Mark Wilson

Personal information
- Nationality: British (Northern Irish)
- Born: 1984

Sport
- Sport: Lawn bowls
- Club: Cookstown BC (outdoors)

Achievements and titles
- Highest world ranking: 16 (October 2024)

Medal record
Representing Ireland
Atlantic Bowls Championships
| Bronze medal – third place | 2019 Cardiff | triples |
European Championships
| Bronze medal – third place | 2013 Spain | pairs |
| Silver medal – second place | 2017 Jersey | pairs |
| Silver medal – second place | 2017 Jersey | mixed fours |
| Gold medal – first place | 2017 Jersey | team |
| Gold medal – first place | 2022 Ayr | triples |
| Bronze medal – third place | 2022 Ayr | Fours |
| Gold medal – first place | 2024 Ayr | fours |
| Bronze medal – third place | 2024 Ayr | triples |

= Mark Wilson (bowls) =

Northern Irish lawn bowler (born 1984)

Mark Wilson (born 1984) is a Northern Irish lawn bowler. He reached a career high ranking of world number 16 in October 2024.

== Bowls career ==
Wilson is a six time National Champion, winning two singles, three pairs and one fours title at the Irish National Bowls Championships. In 2017, he won three medals at the European Bowls Championships, he had previously won a bronze in 2013 at the Championships.

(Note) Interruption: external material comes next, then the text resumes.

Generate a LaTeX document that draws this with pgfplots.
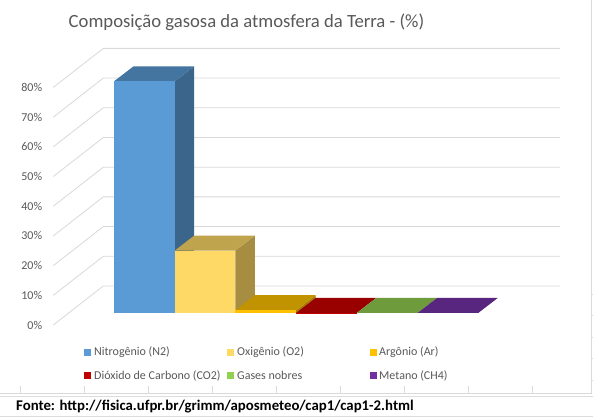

In 2019, he won the fours bronze medal at the Atlantic Bowls Championships and in 2020 he was selected for the 2020 World Outdoor Bowls Championship in Australia but the event was cancelled due to the COVID-19 pandemic.

In 2022, he won a triples gold at the European Bowls Championships. In 2023, he won the gold medal in the singles at the Hong Kong International Bowls Classic. Wilson won gold in the fours and bronze in the triples at the 2024 European Bowls Championships.